No existe expresión artística que haya escapado a este mal en la Cuba de los Castro. Hoy la larga zaga continúa y la misma presencia oscura denuncia a gritos que, en rigor, nada ha cambiado durante esta larga puesta en escena, solo que corren nuevos tiempos y la misma gerontocracia ahora reprueba el acceso pleno a Internet y a la TV satelital, la posibilidad de una prensa independiente debidamente legalizada y además somete a la más hermética censura a toda su prensa oficial. Todavía cada director de emisora radial o televisiva tiene sobre su escritorio, bien visible, una larga lista de música y artistas prohibidos, y las editoriales proscriben a los autores incómodos priorizando casi siempre a lo más mediocre de la cloaca del oportunismo.
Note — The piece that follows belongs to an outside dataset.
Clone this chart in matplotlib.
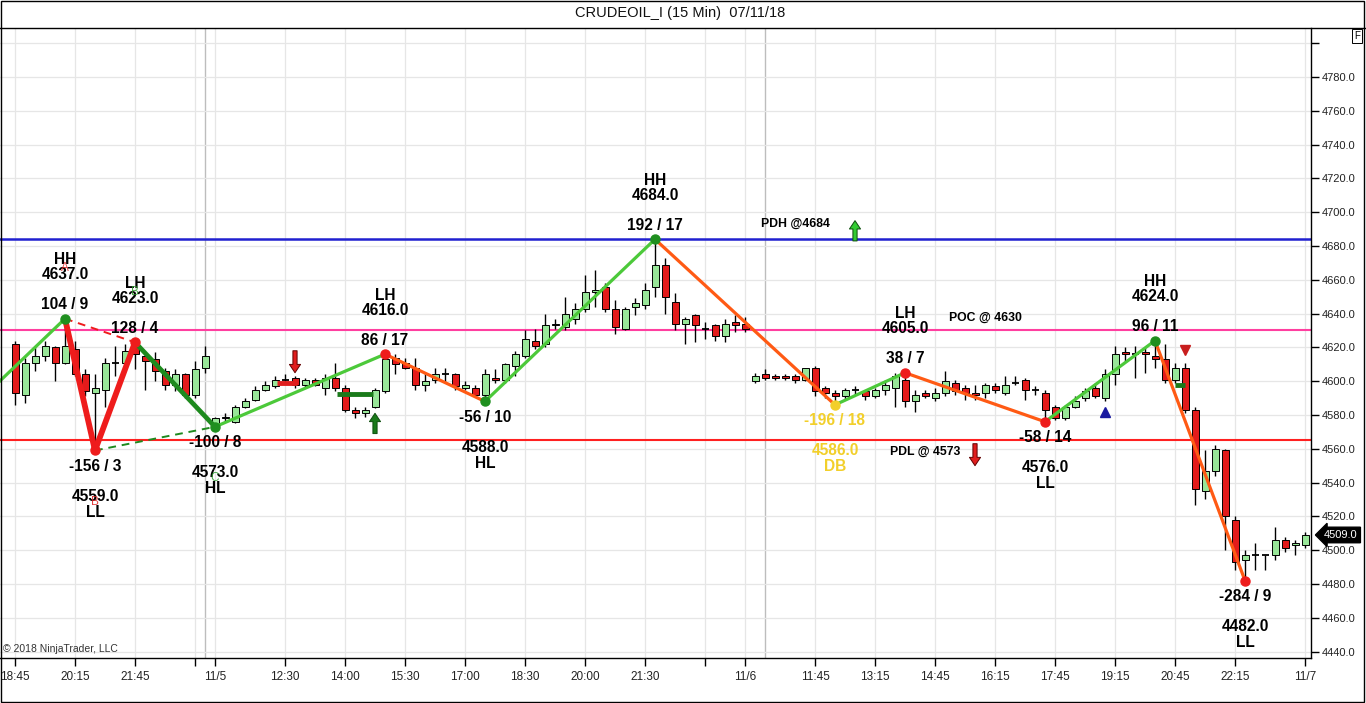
import matplotlib
matplotlib.use('Agg')
import matplotlib.pyplot as plt
from matplotlib.lines import Line2D
from matplotlib.patches import Rectangle
from matplotlib.transforms import blended_transform_factory

plt.rcParams['font.family'] = ['Liberation Sans', 'DejaVu Sans']

# ---------------- data ----------------
opens = [4622, 4592, 4611, 4615, 4620, 4611, 4619, 4604, 4593, 4595,
         4611, 4611, 4623, 4615, 4613, 4606, 4598, 4604, 4592, 4608,
         4573, 4578, 4576, 4585, 4589, 4595, 4597, 4601, 4602, 4598,
         4601, 4596, 4602, 4596, 4583, 4581, 4585, 4594, 4614, 4611,
         4608, 4598, 4601, 4604, 4604, 4596, 4596, 4592, 4602, 4601,
         4609, 4615, 4624, 4622, 4633, 4632, 4637, 4643, 4653, 4656,
         4643, 4631, 4644, 4645, 4656, 4669, 4647, 4634, 4639, 4631,
         4633, 4627, 4635, 4634, 4600, 4604, 4603, 4603, 4603, 4601,
         4608, 4596, 4593, 4591, 4595, 4594, 4591, 4595, 4596, 4601,
         4588, 4593, 4590, 4593, 4599, 4596, 4593, 4593, 4597, 4593,
         4599, 4601, 4595, 4593, 4585, 4578, 4585, 4590, 4596, 4590,
         4604, 4617, 4616, 4617, 4615, 4613, 4601, 4608, 4583, 4535,
         4547, 4559, 4518, 4494, 4497, 4497, 4497, 4506, 4503, 4503]
highs = [4624, 4614, 4620, 4624, 4621, 4637, 4624, 4607, 4604, 4614,
         4621, 4622, 4623, 4617, 4617, 4608, 4607, 4605, 4612, 4621,
         4579, 4581, 4586, 4590, 4597, 4600, 4603, 4604, 4603, 4602,
         4602, 4604, 4611, 4598, 4585, 4585, 4596, 4616, 4616, 4614,
         4614, 4605, 4608, 4608, 4605, 4600, 4598, 4607, 4607, 4611,
         4618, 4630, 4631, 4640, 4637, 4650, 4646, 4663, 4666, 4658,
         4648, 4644, 4649, 4658, 4684, 4673, 4652, 4638, 4640, 4635,
         4634, 4637, 4639, 4638, 4605, 4607, 4604, 4604, 4604, 4608,
         4609, 4597, 4595, 4596, 4597, 4595, 4596, 4601, 4605, 4605,
         4595, 4595, 4596, 4606, 4601, 4598, 4598, 4599, 4599, 4603,
         4603, 4602, 4597, 4595, 4586, 4586, 4591, 4596, 4599, 4607,
         4621, 4620, 4621, 4620, 4624, 4622, 4611, 4611, 4585, 4559,
         4562, 4560, 4520, 4500, 4504, 4497, 4514, 4508, 4506, 4511]
lows = [4586, 4587, 4606, 4612, 4600, 4610, 4603, 4591, 4559, 4585,
        4603, 4610, 4607, 4595, 4600, 4595, 4594, 4590, 4590, 4605,
        4573, 4576, 4575, 4584, 4588, 4594, 4596, 4599, 4596, 4596,
        4597, 4592, 4594, 4582, 4578, 4579, 4584, 4593, 4604, 4607,
        4595, 4594, 4599, 4599, 4595, 4595, 4591, 4588, 4599, 4599,
        4603, 4614, 4619, 4620, 4631, 4630, 4634, 4641, 4644, 4641,
        4628, 4630, 4639, 4643, 4650, 4640, 4630, 4622, 4623, 4625,
        4624, 4623, 4629, 4629, 4599, 4601, 4601, 4601, 4599, 4600,
        4591, 4590, 4586, 4589, 4592, 4589, 4590, 4592, 4585, 4585,
        4582, 4590, 4588, 4591, 4592, 4589, 4589, 4590, 4593, 4592,
        4598, 4589, 4592, 4576, 4577, 4577, 4584, 4588, 4590, 4588,
        4598, 4612, 4602, 4605, 4608, 4599, 4599, 4581, 4527, 4530,
        4544, 4500, 4488, 4482, 4488, 4488, 4494, 4499, 4497, 4501]
closes = [4593, 4611, 4615, 4621, 4611, 4621, 4604, 4594, 4596, 4611,
          4611, 4618, 4616, 4612, 4606, 4598, 4604, 4592, 4607, 4615,
          4578, 4579, 4585, 4588, 4595, 4598, 4601, 4601, 4598, 4601,
          4598, 4602, 4596, 4583, 4581, 4583, 4595, 4613, 4610, 4608,
          4598, 4600, 4604, 4604, 4597, 4598, 4592, 4604, 4601, 4610,
          4616, 4625, 4621, 4633, 4634, 4640, 4643, 4653, 4654, 4643,
          4632, 4643, 4646, 4654, 4669, 4650, 4634, 4637, 4633, 4631,
          4627, 4634, 4633, 4631, 4603, 4602, 4602, 4602, 4601, 4608,
          4594, 4593, 4591, 4595, 4595, 4591, 4595, 4598, 4603, 4588,
          4592, 4591, 4593, 4600, 4594, 4593, 4592, 4598, 4595, 4598,
          4599, 4595, 4595, 4583, 4578, 4585, 4588, 4594, 4591, 4604,
          4616, 4616, 4616, 4616, 4613, 4601, 4608, 4583, 4536, 4547,
          4560, 4520, 4493, 4497, 4497, 4497, 4506, 4501, 4504, 4509]

tick_bars = [0, 6, 12, 18, 20, 27, 33, 39, 45, 51, 57, 63, 69, 73,
             80, 86, 92, 98, 104, 110, 116, 122, 129]
tick_labels = ["18:45", "20:15", "21:45", "", "11/5", "12:30", "14:00",
               "15:30", "17:00", "18:30", "20:00", "21:30", "", "11/6",
               "11:45", "13:15", "14:45", "16:15", "17:45", "19:15",
               "20:45", "22:15", "11/7"]
session_breaks = [19, 75]
price_ticks = list(range(4440, 4801, 20))

# zigzag swing points (first one lies before the visible window)
swing_bars = [-4, 5, 8, 12, 20, 37, 47, 64, 82, 89, 103, 114, 123]
swing_prices = [4586, 4637, 4559, 4623, 4573, 4616, 4588, 4684, 4586,
                4605, 4576, 4624, 4482]
swing_types = ["", "HH", "LL", "LH", "HL", "LH", "HL", "HH", "DB", "LH",
               "LL", "HH", "LL"]
swing_ratios = ["", "104 / 9", "-156 / 3", "128 / 4", "-100 / 8",
                "86 / 17", "-56 / 10", "192 / 17", "-196 / 18", "38 / 7",
                "-58 / 14", "96 / 11", "-284 / 9"]
swing_is_high = [False, True, False, True, False, True, False, True,
                 False, True, False, True, False]
segment_styles = ["up", "abc", "abc", "c", "up", "down", "up", "down",
                  "up", "down", "up", "down"]
dot_colors = ["", "g", "r", "r", "g", "r", "g", "g", "y", "r", "r", "g", "r"]

# key levels
pdh_level = 4684
poc_level = 4630
pdl_line = 4565

# signal arrows: bar, tail price, tip price, kind
arrow_bars = [28, 36, 84, 96]
arrow_tails = [4618, 4569, 4683, 4563]
arrow_tips = [4605, 4581, 4695, 4550]
arrow_kinds = ["red", "dkgreen", "green", "red"]

# short signal bars: start bar, end bar, price, kind
sig_start = [26.2, 32.2, 116.0]
sig_end = [28.2, 35.8, 117.0]
sig_price = [4599, 4592.4, 4598]
sig_kind = ["red", "dkgreen", "dkgreen"]

# ABC letters
abc_text = ["A", "B", "B", "C"]
abc_bars = [5, 12, 8, 20]
abc_prices = [4667, 4653, 4528.5, 4542.5]
abc_kind = ["red", "green", "red", "green"]

# ---------------- styling ----------------
W, H = 1366, 703
C_UP = '#4cc93a'
C_DOWN = '#ff5a14'
C_RED = '#ee1c1c'
C_DKG = '#1e8a1e'
C_YEL = '#f2cf2a'
dotmap = {"g": '#1f8f1f', "r": '#ee1c1c', "y": '#f2cf2a'}
kindmap = {"red": '#e01e1e', "dkgreen": '#1a7a1a', "green": '#33cc33'}


def fx(px):
    return px / W


def fy(py):
    return 1 - py / H


fig = plt.figure(figsize=(W / 100, H / 100), dpi=100)
fig.patch.set_facecolor('white')
ax = fig.add_axes([0, fy(658), fx(1311), (658 - 28) / H])

ax.set_xlim(-1.5, 129.6)
ax.set_ylim(4436.2, 4809)

# grid & session lines
ax.set_yticks(price_ticks)
ax.set_yticklabels([f"{v:.1f}" if v < 4800 else "" for v in price_ticks])
ax.set_xticks(tick_bars)
ax.set_xticklabels(tick_labels)
ax.grid(True, color='#e6e6e6', lw=0.9, zorder=0)
ax.set_axisbelow(True)
for b in session_breaks:
    ax.axvline(b, color='#bdbdbd', lw=1.0, zorder=0.5)

ax.yaxis.tick_right()
ax.tick_params(axis='y', direction='out', length=6, width=1, pad=2,
               labelsize=8, labelcolor='#222222')
ax.tick_params(axis='x', direction='out', length=6, width=1, pad=3,
               labelsize=8.5, labelcolor='#222222')
for s in ['left', 'top']:
    ax.spines[s].set_visible(False)
for s in ['right', 'bottom']:
    ax.spines[s].set_linewidth(1.0)
    ax.spines[s].set_color('black')

# key level lines
ax.axhline(pdh_level, color='#2020d0', lw=1.8, zorder=1.5)
ax.axhline(poc_level, color='#ff3fa0', lw=1.5, zorder=1.5)
ax.axhline(pdl_line, color='#ff2020', lw=1.5, zorder=1.5)

# candles
bw = 0.7
for i, (o, h, l, c) in enumerate(zip(opens, highs, lows, closes)):
    ax.vlines(i, l, h, color='black', lw=1.0, zorder=2)
    if o == c:
        ax.hlines(o, i - bw / 2, i + bw / 2, color='black', lw=1.3, zorder=2.2)
    else:
        col = '#98e698' if c > o else '#e31b1b'
        ax.bar(i, abs(c - o), bottom=min(o, c), width=bw, color=col,
               edgecolor='black', linewidth=0.7, zorder=2.1)

# zigzag dashed ABC legs
ax.plot([swing_bars[1], swing_bars[3]], [swing_prices[1], swing_prices[3]],
        color=C_RED, lw=1.4, ls=(0, (4, 3)), zorder=3)
ax.plot([swing_bars[2], swing_bars[4]], [swing_prices[2], swing_prices[4]],
        color=C_DKG, lw=1.4, ls=(0, (4, 3)), zorder=3)

stylemap = {"up": (C_UP, 2.3), "down": (C_DOWN, 2.3),
            "abc": (C_RED, 4.2), "c": (C_DKG, 3.4)}
for k, st in enumerate(segment_styles):
    col, lw = stylemap[st]
    ax.plot([swing_bars[k], swing_bars[k + 1]],
            [swing_prices[k], swing_prices[k + 1]],
            color=col, lw=lw, solid_capstyle='round', zorder=3.2)

for k in range(1, len(swing_bars)):
    ax.plot(swing_bars[k], swing_prices[k], 'o', ms=6.5,
            color=dotmap[dot_colors[k]], zorder=3.5)
    if swing_is_high[k]:
        offs = (14, 44, 59)
    else:
        offs = (-16, -46, -62)
    tcol = C_YEL if swing_types[k] == "DB" else 'black'
    texts = [swing_ratios[k], f"{swing_prices[k]:.1f}", swing_types[k]]
    for t, dy in zip(texts, offs):
        ax.annotate(t, xy=(swing_bars[k], swing_prices[k]),
                    xytext=(0, dy), textcoords='offset pixels',
                    ha='center', va='center', fontsize=11.2,
                    fontweight='bold', color=tcol, zorder=4)

# ABC letters (overlaid on the swing labels, as in the source chart)
for t, b, p, kd in zip(abc_text, abc_bars, abc_prices, abc_kind):
    ax.text(b, p, t, ha='center', va='center', fontsize=8.5,
            color=('#e02020' if kd == 'red' else '#2a9a2a'), alpha=0.85,
            zorder=4.5)

# signal bars
for s, e, p, kd in zip(sig_start, sig_end, sig_price, sig_kind):
    ax.hlines(p, s, e, color=kindmap[kd], lw=3.5, zorder=3.1)

# arrows
for b, t0, t1, kd in zip(arrow_bars, arrow_tails, arrow_tips, arrow_kinds):
    ec = '#600000' if kd == 'red' else '#0d4d0d'
    ax.annotate('', xy=(b, t1), xytext=(b, t0),
                arrowprops=dict(facecolor=kindmap[kd], edgecolor=ec,
                                lw=0.7, width=3.0, headwidth=8,
                                headlength=6, shrink=0), zorder=4)

# triangles
ax.plot(109, 4582, marker='^', ms=7, color='#1a1aa0', zorder=4)
ax.plot(117, 4618.5, marker='v', ms=7, color='#c81e1e', zorder=4)

# level texts
ax.text(78, 4693, "PDH @4684", ha='center', va='center', fontsize=8.8,
        fontweight='bold', zorder=4)
ax.text(97, 4637.4, "POC @ 4630", ha='center', va='center', fontsize=8.8,
        fontweight='bold', zorder=4)
ax.text(91, 4558, "PDL @ 4573", ha='center', va='center', fontsize=8.8,
        fontweight='bold', zorder=4)

# last price marker
trans = blended_transform_factory(ax.transAxes, ax.transData)
ax.annotate(f"{closes[-1]:.1f}", xy=(1.0, closes[-1]), xycoords=trans,
            xytext=(13, 0), textcoords='offset pixels',
            ha='left', va='center', fontsize=8, color='white', zorder=6,
            annotation_clip=False,
            bbox=dict(boxstyle='larrow,pad=0.25', fc='black', ec='black'))

# copyright
ax.text(0.002, 0.006, "\u00a9 2018 NinjaTrader, LLC", transform=ax.transAxes,
        ha='left', va='bottom', fontsize=7.5, color='#333333', zorder=5)

# title and frame
fig.text(fx(680), fy(13), "CRUDEOIL_I (15 Min)  07/11/18", ha='center',
         va='center', fontsize=10.5, color='#111111')
fig.add_artist(Line2D([0, 1], [fy(27.5), fy(27.5)], color='black', lw=1.0))
fig.add_artist(Rectangle((0.0005, 0.001), 0.998, 0.998, fill=False,
                         ec='black', lw=1.0, transform=fig.transFigure))
fig.text(fx(1357), fy(36), "F", ha='center', va='center', fontsize=7,
         bbox=dict(boxstyle='square,pad=0.2', fc='white', ec='black', lw=0.7))

fig.savefig('out.png', dpi=100)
Son los mismos los verdugos, solo que ya Cuba no lo es; ya Cuba se cansó definitivamente porque se conoce de memoria, de tan reiteradas, las viejas mascaradas que sólo buscan algún nuevo “… retoque de los afeites”. Por eso siempre reconfortan gestos viriles y solidarios como el de Colina y compromisos incondicionales como el de Cremata. Gestos así son necesarios para demostrar a las claras que detrás de aquella “…apelación hecha por la más alta instancia de Gobierno de asumir la realidad con sentido crítico, honestidad y compromiso ético” –único punto donde discreparía con Colina– no existen más que hipocresía y la más pura y abyecta demagogia.
Pero otra vez levita el fantasma de la censura sobre el latifundio de Birán, como un mal llamado a perdurar mientras perduren los verdugos, un mal no dispuesto a ceder, que siempre puja por extenderse fatalmente amenazador sobre las conciencias. Una vez más las sombras entronizan su dominio en medio de la aldea medieval donde lóbregos reyezuelos, ya sepultados por la Historia, tozudamente se niegan a morir.